Many of these services start developing a company's credit report at the time it incorporates, tapping public records and other available financial data—without the business owner being aware of it. Consequently, there are a lot of businesses out there that don't even know they have a credit rating, says Craig Everett, assistant director of the Pepperdine Private Capital Markets project at Pepperdine University, which analyzes small-business financing. Yet credit ratings are particularly critical to the health of small businesses now, because bank credit has been tight and sales at many small firms have been weak.

Just one in three small-business owners has checked his or her business credit report within the past two years, according to a March survey of 889 small firms by The Wall Street Journal and Vistage International, a San Diego-based executive-mentoring group. Of the firms that did check their reports, one quarter said they found errors, or missing financial data that put their business in a riskier category, according to the survey results.

Seven percent of small U.S. businesses in January 2012 reported that they were denied trade credit by a supplier or vendor at least once in the previous 12 months, according to an NFIB survey of 850 small-business owners.

What business owners see as mistakes in their reports are often the result of missing bits of data, such as sales and revenue figures—or even timely bill payments that go unreported by suppliers and other clients, says Mr. Arora of Biz2Credit. Yet, from a credit-report standpoint, missing data is reason enough to classify a business as risky, since lenders and suppliers have less to go on when gauging whether a business will pay its bills on time.

The data also can be very outdated, Mr. Arora says, referring to a company's bill-payment history, which is typically supplied by its creditors on a voluntary basis.

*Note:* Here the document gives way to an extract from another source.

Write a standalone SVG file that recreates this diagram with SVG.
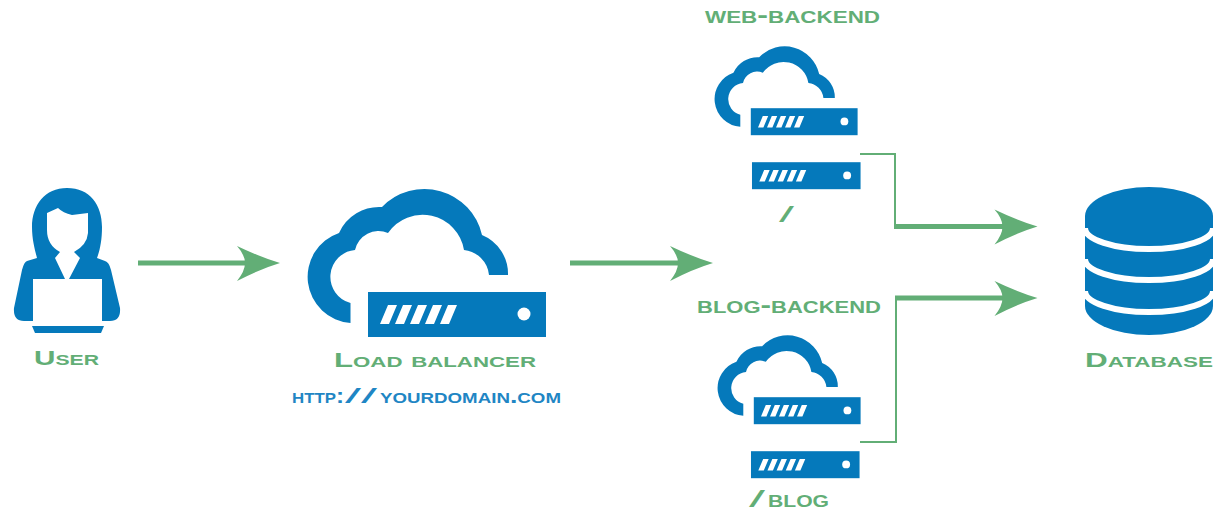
<svg xmlns="http://www.w3.org/2000/svg" width="1213" height="511" viewBox="0 0 1213 511">
<style>
.b{fill:#0579BB}
.w{fill:#fff}
.thick{fill:none;stroke:#62AE76;stroke-width:5;marker-end:url(#head)}
.thin{fill:none;stroke:#62AE76;stroke-width:2}
text{font-family:"Liberation Sans","DejaVu Sans",sans-serif;font-weight:bold;font-variant:small-caps;fill:#62AE76}
.url{fill:#1F86C4}
.sl{font-weight:normal}
</style>
<defs>
<marker id="head" markerUnits="userSpaceOnUse" viewBox="-45 -20 50 40" refX="-30" refY="0" markerWidth="50" markerHeight="40" orient="auto">
<path d="M0 0Q-20-6-43-17Q-35-8-35 0Q-35 8-43 18Q-20 6 0 0Z" fill="#62AE76"/>
</marker>
<g id="server">
<rect class="b" x="368" y="292" width="178" height="45"/>
<path class="w" d="M388 305h9l-8 19h-9zM403 305h9l-8 19h-9zM418 305h9l-8 19h-9zM433 305h9l-8 19h-9zM448 305h9l-8 19h-9z"/>
<circle class="w" cx="524" cy="314" r="6.500"/>
</g>
<path id="cloud" class="b" d="M350.500 323A46.300 46.300 0 0 1 339 233A44 44 0 0 1 382 207A59 59 0 0 1 482 235A42 42 0 0 1 508 275H489A28 28 0 0 0 464 250A42 42 0 0 0 388 233A24 24 0 0 0 355 250A27 27 0 0 0 350.500 303Z"/>
</defs>
<g id="connectors">
<path class="thick" d="M138 263H250"/>
<path class="thick" d="M570 263H683"/>
<path class="thin" d="M860 154H895V226"/>
<path class="thick" d="M894 226.500H1007.500"/>
<path class="thin" d="M860 442H896V298"/>
<path class="thick" d="M895 298H1007.500"/>
</g>
<g id="user">
<path class="b" d="M67 188C45 188 32 205 32 227C32 240 35 250 37 258L27 261Q24 262 22 270L14 308Q13 321 24 321H110Q121 321 120 308L111 270Q109 262 105 261L97 258C100 250 102 240 102 227C102 205 90 188 67 188Z"/>
<path class="w" d="M58 208Q63 213 72 215L88 213V233Q87 245 74 252L80 258L69 279H65L55 258L60 252Q47 245 47 230V213Z"/>
<rect class="w" x="33" y="279" width="69" height="42"/>
<path class="b" d="M32 326H104L101 333H35Z"/>
<text x="34" y="365" font-size="21" textLength="65" lengthAdjust="spacingAndGlyphs">User</text>
</g>
<g id="load-balancer">
<use href="#cloud"/>
<use href="#server"/>
<text x="334" y="367" font-size="21" textLength="202" lengthAdjust="spacingAndGlyphs">Load balancer</text>
<text class="url" y="403" font-size="20"><tspan x="292" textLength="52" lengthAdjust="spacingAndGlyphs">http:</tspan><tspan class="sl" x="345" textLength="32" lengthAdjust="spacingAndGlyphs">//</tspan><tspan x="380" textLength="181" lengthAdjust="spacingAndGlyphs">yourdomain.com</tspan></text>
</g>
<g id="web-backend">
<text x="705" y="23" font-size="23" textLength="175" lengthAdjust="spacingAndGlyphs">web-backend</text>
<use href="#cloud" transform="translate(530 -67) scale(.6)"/>
<use href="#server" transform="translate(530 -67) scale(.6)"/>
<use href="#server" transform="translate(527.500 -13) scale(.61 .6)"/>
<text class="sl" x="779" y="222" font-size="22" textLength="15" lengthAdjust="spacingAndGlyphs">/</text>
</g>
<g id="blog-backend">
<text x="697" y="313" font-size="23" textLength="184" lengthAdjust="spacingAndGlyphs">blog-backend</text>
<use href="#cloud" transform="translate(533 222) scale(.6)"/>
<use href="#server" transform="translate(533 222) scale(.6)"/>
<use href="#server" transform="translate(526.500 276) scale(.61 .6)"/>
<text y="507" font-size="24"><tspan class="sl" x="749" textLength="16" lengthAdjust="spacingAndGlyphs">/</tspan><tspan x="768" textLength="61" lengthAdjust="spacingAndGlyphs">blog</tspan></text>
</g>
<g id="database">
<path class="b" d="M1085 216A64 29 0 0 1 1213 216V306A64 29 0 0 1 1085 306Z"/>
<path d="M1085 228A64 21 0 0 0 1213 228M1085 259A64 21 0 0 0 1213 259M1085 291A64 21 0 0 0 1213 291" fill="none" stroke="#fff" stroke-width="6"/>
<text x="1085" y="367" font-size="21" textLength="128" lengthAdjust="spacingAndGlyphs">Database</text>
</g>
</svg>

Fixing these discrepancies isn't always easy. A survey in May 2012 of 300 small-business owners by the National Small Business Association found that 23% had difficulty disputing or correcting a mistake with a debt collector or credit-report firm.

One reason is that most credit-report services guard the anonymity of sources that provide them with bill payment records, such as a company's suppliers, vendors and other customers. Naming them would put a chill over the industry, since many don't want to risk losing customers—even those that are slow to pay their bills, says Brian Shappell, a government liaison with the National Association of Credit Management, a credit-industry advocacy group.

Mr. Shappell, who is also certified credit-business associate—an academic designation certifying expertise in accounting, financial statement and business credit—says the best strategy for small firms is to keep close tabs on their credit reports and alert credit-report services about missing or questionable data. Creditors tend to reassess a company's creditworthiness on an continuing basis, he adds.

While third-party firms can charge hundreds, and even thousands of dollars, to manage a company's credit report, Mr. Shappell says many business owners aren't aware that in most cases they can reach out to credit-reporting service themselves and have mistakes fixed without charge.

A little education would probably go a long way here, he says.